**WHAT YOU NEED TO DO**:
Carry none of the pictures over; set down the material below exactly.

**DATASET EXTRACT**:
^^^^^^^^^^^^^^^^
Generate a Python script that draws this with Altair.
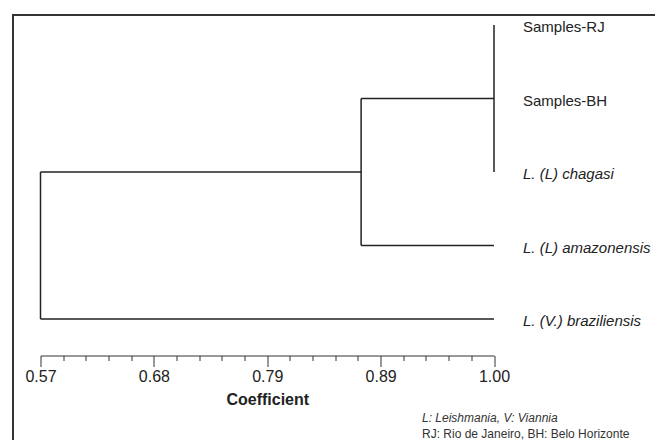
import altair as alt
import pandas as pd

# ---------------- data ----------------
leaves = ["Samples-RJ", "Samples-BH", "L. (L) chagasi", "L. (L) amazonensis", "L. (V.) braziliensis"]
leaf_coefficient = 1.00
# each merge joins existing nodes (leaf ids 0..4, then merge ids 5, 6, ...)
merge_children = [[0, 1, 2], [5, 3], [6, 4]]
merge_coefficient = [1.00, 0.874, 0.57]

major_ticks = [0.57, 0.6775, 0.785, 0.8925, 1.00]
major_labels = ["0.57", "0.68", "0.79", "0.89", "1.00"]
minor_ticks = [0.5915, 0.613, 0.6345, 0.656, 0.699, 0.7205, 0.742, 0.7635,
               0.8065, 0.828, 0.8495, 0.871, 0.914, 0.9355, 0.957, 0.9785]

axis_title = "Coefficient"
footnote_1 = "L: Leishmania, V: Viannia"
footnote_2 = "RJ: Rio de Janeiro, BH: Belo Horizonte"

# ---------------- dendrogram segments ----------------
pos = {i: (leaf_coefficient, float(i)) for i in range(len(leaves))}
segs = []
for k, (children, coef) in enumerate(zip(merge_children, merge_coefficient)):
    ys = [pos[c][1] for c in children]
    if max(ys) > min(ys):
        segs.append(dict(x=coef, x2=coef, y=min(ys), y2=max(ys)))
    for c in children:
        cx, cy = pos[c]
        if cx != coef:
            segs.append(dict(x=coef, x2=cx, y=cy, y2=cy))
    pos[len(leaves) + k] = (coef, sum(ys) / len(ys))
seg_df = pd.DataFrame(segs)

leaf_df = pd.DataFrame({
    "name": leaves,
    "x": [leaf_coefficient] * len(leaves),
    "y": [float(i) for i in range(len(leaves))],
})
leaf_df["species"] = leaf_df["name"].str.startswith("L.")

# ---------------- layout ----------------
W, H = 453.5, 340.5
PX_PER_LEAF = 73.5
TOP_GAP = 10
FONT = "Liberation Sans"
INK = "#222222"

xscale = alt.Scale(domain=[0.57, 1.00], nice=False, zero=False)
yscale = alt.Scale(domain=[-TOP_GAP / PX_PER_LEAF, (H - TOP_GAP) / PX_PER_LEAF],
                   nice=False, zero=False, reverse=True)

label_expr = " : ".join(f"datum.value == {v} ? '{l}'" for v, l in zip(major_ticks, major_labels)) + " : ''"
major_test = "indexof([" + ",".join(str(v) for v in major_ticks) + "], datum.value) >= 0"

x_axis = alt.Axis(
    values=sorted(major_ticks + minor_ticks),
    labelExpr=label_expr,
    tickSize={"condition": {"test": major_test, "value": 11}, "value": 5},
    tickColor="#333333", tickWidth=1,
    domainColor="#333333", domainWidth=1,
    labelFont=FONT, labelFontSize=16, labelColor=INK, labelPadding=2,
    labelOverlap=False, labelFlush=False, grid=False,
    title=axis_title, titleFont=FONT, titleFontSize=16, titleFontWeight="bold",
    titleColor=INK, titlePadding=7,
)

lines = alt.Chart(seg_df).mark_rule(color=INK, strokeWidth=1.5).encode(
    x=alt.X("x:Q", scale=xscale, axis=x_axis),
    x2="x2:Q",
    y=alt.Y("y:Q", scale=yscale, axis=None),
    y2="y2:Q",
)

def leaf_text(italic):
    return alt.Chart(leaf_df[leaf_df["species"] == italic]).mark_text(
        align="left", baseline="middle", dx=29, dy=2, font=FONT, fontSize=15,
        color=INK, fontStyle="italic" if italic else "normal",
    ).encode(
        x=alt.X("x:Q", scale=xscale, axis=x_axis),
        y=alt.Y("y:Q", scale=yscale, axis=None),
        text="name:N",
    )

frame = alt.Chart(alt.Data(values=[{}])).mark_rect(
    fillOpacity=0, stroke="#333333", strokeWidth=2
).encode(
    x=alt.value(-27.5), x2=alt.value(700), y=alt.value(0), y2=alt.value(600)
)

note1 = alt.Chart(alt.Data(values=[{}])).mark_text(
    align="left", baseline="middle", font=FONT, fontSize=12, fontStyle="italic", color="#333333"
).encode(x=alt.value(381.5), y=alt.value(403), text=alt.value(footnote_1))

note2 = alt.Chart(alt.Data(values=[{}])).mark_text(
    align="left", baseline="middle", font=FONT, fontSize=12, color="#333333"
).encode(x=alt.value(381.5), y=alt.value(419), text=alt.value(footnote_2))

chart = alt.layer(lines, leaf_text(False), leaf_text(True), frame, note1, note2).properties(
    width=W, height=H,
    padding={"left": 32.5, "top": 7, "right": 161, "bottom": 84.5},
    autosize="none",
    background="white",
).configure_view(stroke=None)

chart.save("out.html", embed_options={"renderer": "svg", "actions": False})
^^^^^^^^^^^^^^^^
**OUTPUT OF THE TASK**:
Generate a Python script that draws this with Altair.
import altair as alt
import pandas as pd

# ---------------- data ----------------
leaves = ["Samples-RJ", "Samples-BH", "L. (L) chagasi", "L. (L) amazonensis", "L. (V.) braziliensis"]
leaf_coefficient = 1.00
# each merge joins existing nodes (leaf ids 0..4, then merge ids 5, 6, ...)
merge_children = [[0, 1, 2], [5, 3], [6, 4]]
merge_coefficient = [1.00, 0.874, 0.57]

major_ticks = [0.57, 0.6775, 0.785, 0.8925, 1.00]
major_labels = ["0.57", "0.68", "0.79", "0.89", "1.00"]
minor_ticks = [0.5915, 0.613, 0.6345, 0.656, 0.699, 0.7205, 0.742, 0.7635,
               0.8065, 0.828, 0.8495, 0.871, 0.914, 0.9355, 0.957, 0.9785]

axis_title = "Coefficient"
footnote_1 = "L: Leishmania, V: Viannia"
footnote_2 = "RJ: Rio de Janeiro, BH: Belo Horizonte"

# ---------------- dendrogram segments ----------------
pos = {i: (leaf_coefficient, float(i)) for i in range(len(leaves))}
segs = []
for k, (children, coef) in enumerate(zip(merge_children, merge_coefficient)):
    ys = [pos[c][1] for c in children]
    if max(ys) > min(ys):
        segs.append(dict(x=coef, x2=coef, y=min(ys), y2=max(ys)))
    for c in children:
        cx, cy = pos[c]
        if cx != coef:
            segs.append(dict(x=coef, x2=cx, y=cy, y2=cy))
    pos[len(leaves) + k] = (coef, sum(ys) / len(ys))
seg_df = pd.DataFrame(segs)

leaf_df = pd.DataFrame({
    "name": leaves,
    "x": [leaf_coefficient] * len(leaves),
    "y": [float(i) for i in range(len(leaves))],
})
leaf_df["species"] = leaf_df["name"].str.startswith("L.")

# ---------------- layout ----------------
W, H = 453.5, 340.5
PX_PER_LEAF = 73.5
TOP_GAP = 10
FONT = "Liberation Sans"
INK = "#222222"

xscale = alt.Scale(domain=[0.57, 1.00], nice=False, zero=False)
yscale = alt.Scale(domain=[-TOP_GAP / PX_PER_LEAF, (H - TOP_GAP) / PX_PER_LEAF],
                   nice=False, zero=False, reverse=True)

label_expr = " : ".join(f"datum.value == {v} ? '{l}'" for v, l in zip(major_ticks, major_labels)) + " : ''"
major_test = "indexof([" + ",".join(str(v) for v in major_ticks) + "], datum.value) >= 0"

x_axis = alt.Axis(
    values=sorted(major_ticks + minor_ticks),
    labelExpr=label_expr,
    tickSize={"condition": {"test": major_test, "value": 11}, "value": 5},
    tickColor="#333333", tickWidth=1,
    domainColor="#333333", domainWidth=1,
    labelFont=FONT, labelFontSize=16, labelColor=INK, labelPadding=2,
    labelOverlap=False, labelFlush=False, grid=False,
    title=axis_title, titleFont=FONT, titleFontSize=16, titleFontWeight="bold",
    titleColor=INK, titlePadding=7,
)

lines = alt.Chart(seg_df).mark_rule(color=INK, strokeWidth=1.5).encode(
    x=alt.X("x:Q", scale=xscale, axis=x_axis),
    x2="x2:Q",
    y=alt.Y("y:Q", scale=yscale, axis=None),
    y2="y2:Q",
)

def leaf_text(italic):
    return alt.Chart(leaf_df[leaf_df["species"] == italic]).mark_text(
        align="left", baseline="middle", dx=29, dy=2, font=FONT, fontSize=15,
        color=INK, fontStyle="italic" if italic else "normal",
    ).encode(
        x=alt.X("x:Q", scale=xscale, axis=x_axis),
        y=alt.Y("y:Q", scale=yscale, axis=None),
        text="name:N",
    )

frame = alt.Chart(alt.Data(values=[{}])).mark_rect(
    fillOpacity=0, stroke="#333333", strokeWidth=2
).encode(
    x=alt.value(-27.5), x2=alt.value(700), y=alt.value(0), y2=alt.value(600)
)

note1 = alt.Chart(alt.Data(values=[{}])).mark_text(
    align="left", baseline="middle", font=FONT, fontSize=12, fontStyle="italic", color="#333333"
).encode(x=alt.value(381.5), y=alt.value(403), text=alt.value(footnote_1))

note2 = alt.Chart(alt.Data(values=[{}])).mark_text(
    align="left", baseline="middle", font=FONT, fontSize=12, color="#333333"
).encode(x=alt.value(381.5), y=alt.value(419), text=alt.value(footnote_2))

chart = alt.layer(lines, leaf_text(False), leaf_text(True), frame, note1, note2).properties(
    width=W, height=H,
    padding={"left": 32.5, "top": 7, "right": 161, "bottom": 84.5},
    autosize="none",
    background="white",
).configure_view(stroke=None)

chart.save("out.html", embed_options={"renderer": "svg", "actions": False})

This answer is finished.